# REQUIRED WORK:
Return all of the data exactly, with nothing left out but the pictures.
** Start of DATASET SECTION **
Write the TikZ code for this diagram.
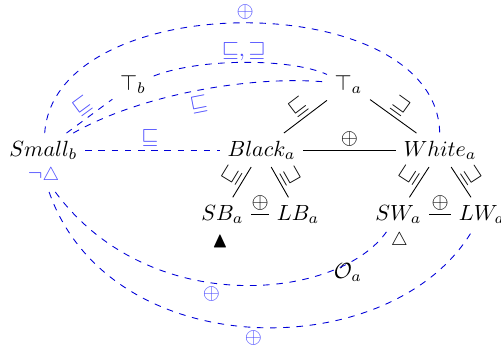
\documentclass[tikz,border=0pt]{standalone}
\usepackage{amssymb}
\begin{document}
\begin{tikzpicture}[x=0.455pt,y=-0.455pt,
  nd/.style={inner sep=3.3pt},
  lbl/.style={text=blue!70, inner sep=1.5pt},
  klbl/.style={text=black, inner sep=1.5pt},
  bd/.style={draw=blue!85!black, dashed},
  sl/.style={draw=black}]
\useasboundingbox (0,0) rectangle (501,356);
% main nodes
\node[nd, anchor=base] (Small) at (43.5,156) {$Small_b$};
\node[nd, anchor=base] (Black) at (261.5,156) {$Black_a$};
\node[nd, anchor=base] (White) at (440,156) {$White_a$};
\node[nd, anchor=base] (Ta) at (348.5,90) {$\top_a$};
\node[nd, anchor=base] (Tb) at (133,90) {$\top_b$};
\node[nd, anchor=base] (SB) at (222.5,220) {$SB_a$};
\node[nd, anchor=base] (LB) at (298,220) {$LB_a$};
\node[nd, anchor=base] (SW) at (398.5,220) {$SW_a$};
\node[nd, anchor=base] (LW) at (482,220) {$LW_a$};
\node[nd, text=blue!70] (neg) at (43.5,176) {$\neg\scalebox{0.85}{$\triangle$}$};
\node[nd] (bt) at (220,241.5) {$\blacktriangle$};
\node[nd] (wt) at (399.5,241) {\scalebox{0.85}{$\triangle$}};
\node[nd, anchor=base] (Oa) at (348,278) {$\mathcal{O}_a$};
% solid edges
\draw[sl] (Ta) -- node[klbl, sloped, above, pos=0.5] (l1) {$\sqsubseteq$} (Black);
\draw[sl] (Ta) -- node[klbl, sloped, above, pos=0.5] (l2) {$\sqsupseteq$} (White);
\draw[sl] (Black) -- node[klbl, above] (l3) {$\oplus$} (White);
\draw[sl] (Black) -- node[klbl, sloped, above] (l4) {$\sqsubseteq$} (SB);
\draw[sl] (Black) -- node[klbl, sloped, above] (l5) {$\sqsupseteq$} (LB);
\draw[sl] (SB) -- node[klbl, above] (l6) {$\oplus$} (LB);
\draw[sl] (White) -- node[klbl, sloped, above] (l7) {$\sqsubseteq$} (SW);
\draw[sl] (White) -- node[klbl, sloped, above] (l8) {$\sqsupseteq$} (LW);
\draw[sl] (SW) -- node[klbl, above] (l9) {$\oplus$} (LW);
% dashed blue edges
\draw[bd] (Small) -- node[lbl, above, pos=0.48] (m1) {$\sqsubseteq$} (Black);
\draw[bd] (Small) -- node[lbl, sloped, above] (m2) {$\sqsubseteq$} (Tb);
\draw[bd] (Tb) .. controls (200,58) and (290,58) .. node[lbl, above=-1pt] (m3) {$\sqsubseteq,\sqsupseteq$} (Ta);
\draw[bd] (Small) .. controls (140,95) and (250,75) .. node[lbl, sloped, below=1pt, pos=0.5] (m4) {$\sqsubseteq$} (Ta);
\draw[bd] (Small) .. controls (55,-14) and (437,-14) .. node[lbl, above=0pt] (m5) {$\oplus$} (White);
\draw[bd] (neg) .. controls (150,320) and (340,300) .. node[lbl, below, pos=0.43] (m6) {$\oplus$} (SW);
\draw[bd] (neg) .. controls (110,366) and (392,366) .. node[lbl, below, pos=0.5] (m7) {$\oplus$} (LW);
\end{tikzpicture}
\end{document}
** End of DATASET SECTION **
# RIGHT ANSWER:
Write the TikZ code for this diagram.
\documentclass[tikz,border=0pt]{standalone}
\usepackage{amssymb}
\begin{document}
\begin{tikzpicture}[x=0.455pt,y=-0.455pt,
  nd/.style={inner sep=3.3pt},
  lbl/.style={text=blue!70, inner sep=1.5pt},
  klbl/.style={text=black, inner sep=1.5pt},
  bd/.style={draw=blue!85!black, dashed},
  sl/.style={draw=black}]
\useasboundingbox (0,0) rectangle (501,356);
% main nodes
\node[nd, anchor=base] (Small) at (43.5,156) {$Small_b$};
\node[nd, anchor=base] (Black) at (261.5,156) {$Black_a$};
\node[nd, anchor=base] (White) at (440,156) {$White_a$};
\node[nd, anchor=base] (Ta) at (348.5,90) {$\top_a$};
\node[nd, anchor=base] (Tb) at (133,90) {$\top_b$};
\node[nd, anchor=base] (SB) at (222.5,220) {$SB_a$};
\node[nd, anchor=base] (LB) at (298,220) {$LB_a$};
\node[nd, anchor=base] (SW) at (398.5,220) {$SW_a$};
\node[nd, anchor=base] (LW) at (482,220) {$LW_a$};
\node[nd, text=blue!70] (neg) at (43.5,176) {$\neg\scalebox{0.85}{$\triangle$}$};
\node[nd] (bt) at (220,241.5) {$\blacktriangle$};
\node[nd] (wt) at (399.5,241) {\scalebox{0.85}{$\triangle$}};
\node[nd, anchor=base] (Oa) at (348,278) {$\mathcal{O}_a$};
% solid edges
\draw[sl] (Ta) -- node[klbl, sloped, above, pos=0.5] (l1) {$\sqsubseteq$} (Black);
\draw[sl] (Ta) -- node[klbl, sloped, above, pos=0.5] (l2) {$\sqsupseteq$} (White);
\draw[sl] (Black) -- node[klbl, above] (l3) {$\oplus$} (White);
\draw[sl] (Black) -- node[klbl, sloped, above] (l4) {$\sqsubseteq$} (SB);
\draw[sl] (Black) -- node[klbl, sloped, above] (l5) {$\sqsupseteq$} (LB);
\draw[sl] (SB) -- node[klbl, above] (l6) {$\oplus$} (LB);
\draw[sl] (White) -- node[klbl, sloped, above] (l7) {$\sqsubseteq$} (SW);
\draw[sl] (White) -- node[klbl, sloped, above] (l8) {$\sqsupseteq$} (LW);
\draw[sl] (SW) -- node[klbl, above] (l9) {$\oplus$} (LW);
% dashed blue edges
\draw[bd] (Small) -- node[lbl, above, pos=0.48] (m1) {$\sqsubseteq$} (Black);
\draw[bd] (Small) -- node[lbl, sloped, above] (m2) {$\sqsubseteq$} (Tb);
\draw[bd] (Tb) .. controls (200,58) and (290,58) .. node[lbl, above=-1pt] (m3) {$\sqsubseteq,\sqsupseteq$} (Ta);
\draw[bd] (Small) .. controls (140,95) and (250,75) .. node[lbl, sloped, below=1pt, pos=0.5] (m4) {$\sqsubseteq$} (Ta);
\draw[bd] (Small) .. controls (55,-14) and (437,-14) .. node[lbl, above=0pt] (m5) {$\oplus$} (White);
\draw[bd] (neg) .. controls (150,320) and (340,300) .. node[lbl, below, pos=0.43] (m6) {$\oplus$} (SW);
\draw[bd] (neg) .. controls (110,366) and (392,366) .. node[lbl, below, pos=0.5] (m7) {$\oplus$} (LW);
\end{tikzpicture}
\end{document}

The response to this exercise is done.